**Short task**
Return only the lines from the top of the data down to the one that holds "from matplotlib.colors import", both included, without any pictures.

**Available data**
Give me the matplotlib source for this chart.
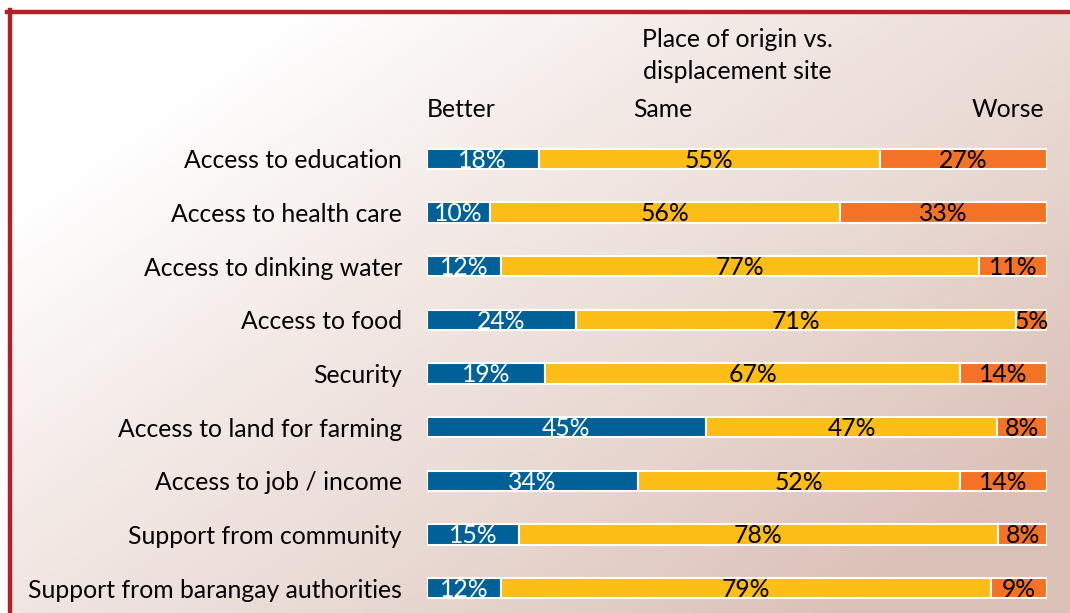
"""Place of origin vs. displacement site: 100% stacked horizontal bars."""

import matplotlib

matplotlib.use("Agg")
import matplotlib.pyplot as plt  # noqa: E402
import numpy as np  # noqa: E402
from matplotlib.colors import LinearSegmentedColormap  # noqa: E402

categories = [
    "Access to education",
    "Access to health care",
    "Access to dinking water",
    "Access to food",
    "Security",
    "Access to land for farming",
    "Access to job / income",
    "Support from community",
    "Support from barangay authorities",
]
better = [18, 10, 12, 24, 19, 45, 34, 15, 12]
same = [55, 56, 77, 71, 67, 47, 52, 78, 79]
worse = [27, 33, 11, 5, 14, 8, 14, 8, 9]

BLUE = "#006198"
YELLOW = "#FCBD16"
ORANGE = "#F37226"
BORDER = "#B31F29"

plt.rcParams["font.family"] = ["Lato", "DejaVu Sans"]
plt.rcParams["font.size"] = 17.8

W, H = 1070, 613
fig = plt.figure(figsize=(W / 100, H / 100), dpi=100)
fig.patch.set_facecolor("white")

# diagonal gradient background inside the red frame
bg = fig.add_axes([9 / W, 0, 1 - 9 / W, 1 - 11 / H])
bg.set_axis_off()
gx, gy = np.meshgrid(np.linspace(0, 1, 300), np.linspace(0, 1, 200))
t = np.clip((gx * 0.75 + gy * 0.6) - 0.2, 0, 1)
cmap = LinearSegmentedColormap.from_list(
    "bg", ["#ffffff", "#f3e9e5", "#e8d7d1", "#dbc0b7"])
bg.imshow(t, cmap=cmap, aspect="auto", extent=[0, 1, 0, 1], origin="upper",
          vmin=0, vmax=1)
bg.set_xlim(0, 1)
bg.set_ylim(0, 1)

# red frame: top and left edges
fig.add_artist(plt.Line2D([7 / W, 1], [1 - 11.5 / H, 1 - 11.5 / H],
                          transform=fig.transFigure, color=BORDER, lw=3.2))
fig.add_artist(plt.Line2D([9.5 / W, 9.5 / W], [0, 1 - 10 / H],
                          transform=fig.transFigure, color=BORDER, lw=3.2))

ax = fig.add_axes([427 / W, (H - 615) / H, 620 / W, 483 / H])
ax.patch.set_alpha(0)

b = np.array(better, float)
s = np.array(same, float)
w = np.array(worse, float)
tot = b + s + w
bp, sp, wp = b / tot * 100, s / tot * 100, w / tot * 100
y = np.arange(len(categories))
h = 0.38
dy = 0.025  # nudge text slightly down to sit like the reference

ax.barh(y, bp, height=h, color=BLUE, edgecolor="white", lw=1.5)
ax.barh(y, sp, left=bp, height=h, color=YELLOW, edgecolor="white", lw=1.5)
ax.barh(y, wp, left=bp + sp, height=h, color=ORANGE, edgecolor="white", lw=1.5)

for i in range(len(categories)):
    ax.text(bp[i] / 2, y[i] + dy, f"{better[i]}%", ha="center", va="center",
            color="white")
    ax.text(bp[i] + sp[i] / 2, y[i] + dy, f"{same[i]}%", ha="center",
            va="center", color="black")
    ax.text(bp[i] + sp[i] + wp[i] / 2, y[i] + dy, f"{worse[i]}%", ha="center",
            va="center", color="black")

ax.set_xlim(0, 100)
ax.set_ylim(len(categories) - 0.5, -0.5)
ax.set_yticks(y, categories)
ax.tick_params(axis="y", length=0, pad=18)
ax.set_xticks([])
for sp_ in ax.spines.values():
    sp_.set_visible(False)

ax.text(0, -0.92, "Better", ha="left", va="center")
ax.text(38, -0.92, "Same", ha="center", va="center")
ax.text(99.6, -0.92, "Worse", ha="right", va="center")
ax.text(50, -2.22, "Place of origin vs.", ha="center", va="center")
ax.text(50, -1.62, "displacement site", ha="center", va="center")

fig.savefig("out.png", dpi=100)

**Correct result**
Give me the matplotlib source for this chart.
"""Place of origin vs. displacement site: 100% stacked horizontal bars."""

import matplotlib

matplotlib.use("Agg")
import matplotlib.pyplot as plt  # noqa: E402
import numpy as np  # noqa: E402
from matplotlib.colors import LinearSegmentedColormap  # noqa: E402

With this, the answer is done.